§ JOB:
Transcribe every line exactly and omit anything that is a picture.

§ PROVIDED DATA:
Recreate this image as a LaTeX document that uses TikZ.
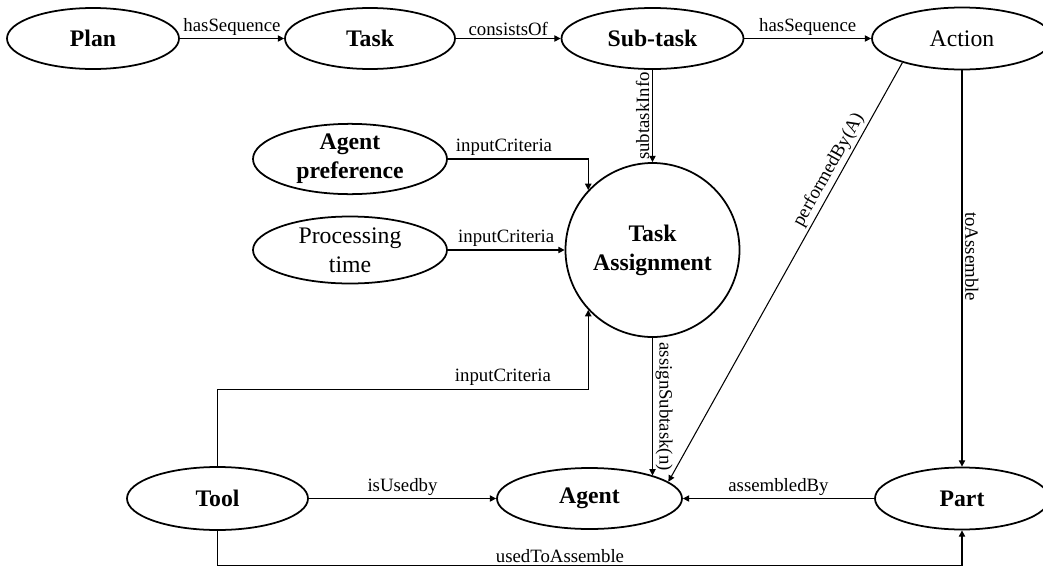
\documentclass[tikz,border=0pt]{standalone}
\usepackage{fontspec}
\setmainfont{Liberation Serif}
\usetikzlibrary{arrows.meta,shapes.geometric}

\begin{document}
\begin{tikzpicture}[>={Triangle[length=3.6pt,width=3.6pt]}, line width=.6pt,
        concept/.style={draw, ellipse, line width=1pt, inner sep=0pt, align=center,
            font=\fontsize{13.5}{16.5}\selectfont\bfseries},
        plainconcept/.style={concept, font=\fontsize{13.5}{16.5}\selectfont},
        rel/.style={font=\fontsize{10.7}{12}\selectfont, inner sep=1.5pt}]
        \useasboundingbox (0,0) rectangle (20.86,-11.34);

        % top row
        \node[concept, minimum width=3.44cm, minimum height=1.22cm] (plan) at (1.86,-.77) {Plan};
        \node[concept, minimum width=3.4cm, minimum height=1.22cm] (task) at (7.4,-.77) {Task};
        \node[concept, minimum width=3.64cm, minimum height=1.22cm] (subtask) at (13.05,-.77) {Sub-task};
        \node[plainconcept, minimum width=3.6cm, minimum height=1.24cm] (action) at (19.24,-.77) {Action};

        % criteria
        \node[concept, minimum width=3.88cm, minimum height=1.36cm] (pref) at (7,-3.18) {Agent\\preference};
        \node[plainconcept, minimum width=3.88cm, minimum height=1.34cm] (ptime) at (7,-5) {Processing\\time};
        \node[concept, circle, minimum size=3.48cm] (assign) at (13.05,-5) {Task\\Assignment};

        % bottom row
        \node[concept, minimum width=3.62cm, minimum height=1.26cm] (tool) at (4.35,-9.97) {Tool};
        \node[concept, minimum width=3.7cm, minimum height=1.22cm] (agent) at (11.79,-9.97) {Agent};
        \node[concept, minimum width=3.48cm, minimum height=1.24cm] (part) at (19.24,-9.97) {Part};

        \draw[->] (plan) -- node[rel, above] {hasSequence} (task);
        \draw[->] (task) -- node[rel, above] {consistsOf} (subtask);
        \draw[->] (subtask) -- node[rel, above] {hasSequence} (action);
        \draw[->] (subtask) -- node[rel, rotate=90, anchor=south] {subtaskInfo} (assign);

        \draw[->] (pref.east) -| node[rel, above, pos=.2] {inputCriteria} (assign.137);
        \draw[->] (ptime) -- node[rel, above] {inputCriteria} (assign);
        \draw[->] (tool.north) -- ++(0,1.54) -| node[rel, above, pos=.385] {inputCriteria} (assign.223);

        \draw[->] (assign) -- node[rel, rotate=-90, anchor=south] {assignSubtask(n)} (assign |- agent.20);
        \draw[->] (action.202) -- node[rel, above, sloped, pos=.27] {performedBy(A)} (agent.12);
        \draw[->] (action) -- node[rel, rotate=-90, anchor=south, pos=.47] {toAssemble} (part);

        \draw[->] (tool) -- node[rel, above] {isUsedby} (agent);
        \draw[->] (part) -- node[rel, above] {assembledBy} (agent);
        \draw[->] (tool.south) -- ++(0,-.7) -| node[rel, above, pos=.23] {usedToAssemble} (part.south);
    \end{tikzpicture}
\end{document}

§ ANSWER TO THE EXERCISE:
Recreate this image as a LaTeX document that uses TikZ.
\documentclass[tikz,border=0pt]{standalone}
\usepackage{fontspec}
\setmainfont{Liberation Serif}
\usetikzlibrary{arrows.meta,shapes.geometric}

\begin{document}
\begin{tikzpicture}[>={Triangle[length=3.6pt,width=3.6pt]}, line width=.6pt,
        concept/.style={draw, ellipse, line width=1pt, inner sep=0pt, align=center,
            font=\fontsize{13.5}{16.5}\selectfont\bfseries},
        plainconcept/.style={concept, font=\fontsize{13.5}{16.5}\selectfont},
        rel/.style={font=\fontsize{10.7}{12}\selectfont, inner sep=1.5pt}]
        \useasboundingbox (0,0) rectangle (20.86,-11.34);

        % top row
        \node[concept, minimum width=3.44cm, minimum height=1.22cm] (plan) at (1.86,-.77) {Plan};
        \node[concept, minimum width=3.4cm, minimum height=1.22cm] (task) at (7.4,-.77) {Task};
        \node[concept, minimum width=3.64cm, minimum height=1.22cm] (subtask) at (13.05,-.77) {Sub-task};
        \node[plainconcept, minimum width=3.6cm, minimum height=1.24cm] (action) at (19.24,-.77) {Action};

        % criteria
        \node[concept, minimum width=3.88cm, minimum height=1.36cm] (pref) at (7,-3.18) {Agent\\preference};
        \node[plainconcept, minimum width=3.88cm, minimum height=1.34cm] (ptime) at (7,-5) {Processing\\time};
        \node[concept, circle, minimum size=3.48cm] (assign) at (13.05,-5) {Task\\Assignment};

        % bottom row
        \node[concept, minimum width=3.62cm, minimum height=1.26cm] (tool) at (4.35,-9.97) {Tool};
        \node[concept, minimum width=3.7cm, minimum height=1.22cm] (agent) at (11.79,-9.97) {Agent};
        \node[concept, minimum width=3.48cm, minimum height=1.24cm] (part) at (19.24,-9.97) {Part};

        \draw[->] (plan) -- node[rel, above] {hasSequence} (task);
        \draw[->] (task) -- node[rel, above] {consistsOf} (subtask);
        \draw[->] (subtask) -- node[rel, above] {hasSequence} (action);
        \draw[->] (subtask) -- node[rel, rotate=90, anchor=south] {subtaskInfo} (assign);

        \draw[->] (pref.east) -| node[rel, above, pos=.2] {inputCriteria} (assign.137);
        \draw[->] (ptime) -- node[rel, above] {inputCriteria} (assign);
        \draw[->] (tool.north) -- ++(0,1.54) -| node[rel, above, pos=.385] {inputCriteria} (assign.223);

        \draw[->] (assign) -- node[rel, rotate=-90, anchor=south] {assignSubtask(n)} (assign |- agent.20);
        \draw[->] (action.202) -- node[rel, above, sloped, pos=.27] {performedBy(A)} (agent.12);
        \draw[->] (action) -- node[rel, rotate=-90, anchor=south, pos=.47] {toAssemble} (part);

        \draw[->] (tool) -- node[rel, above] {isUsedby} (agent);
        \draw[->] (part) -- node[rel, above] {assembledBy} (agent);
        \draw[->] (tool.south) -- ++(0,-.7) -| node[rel, above, pos=.23] {usedToAssemble} (part.south);
    \end{tikzpicture}
\end{document}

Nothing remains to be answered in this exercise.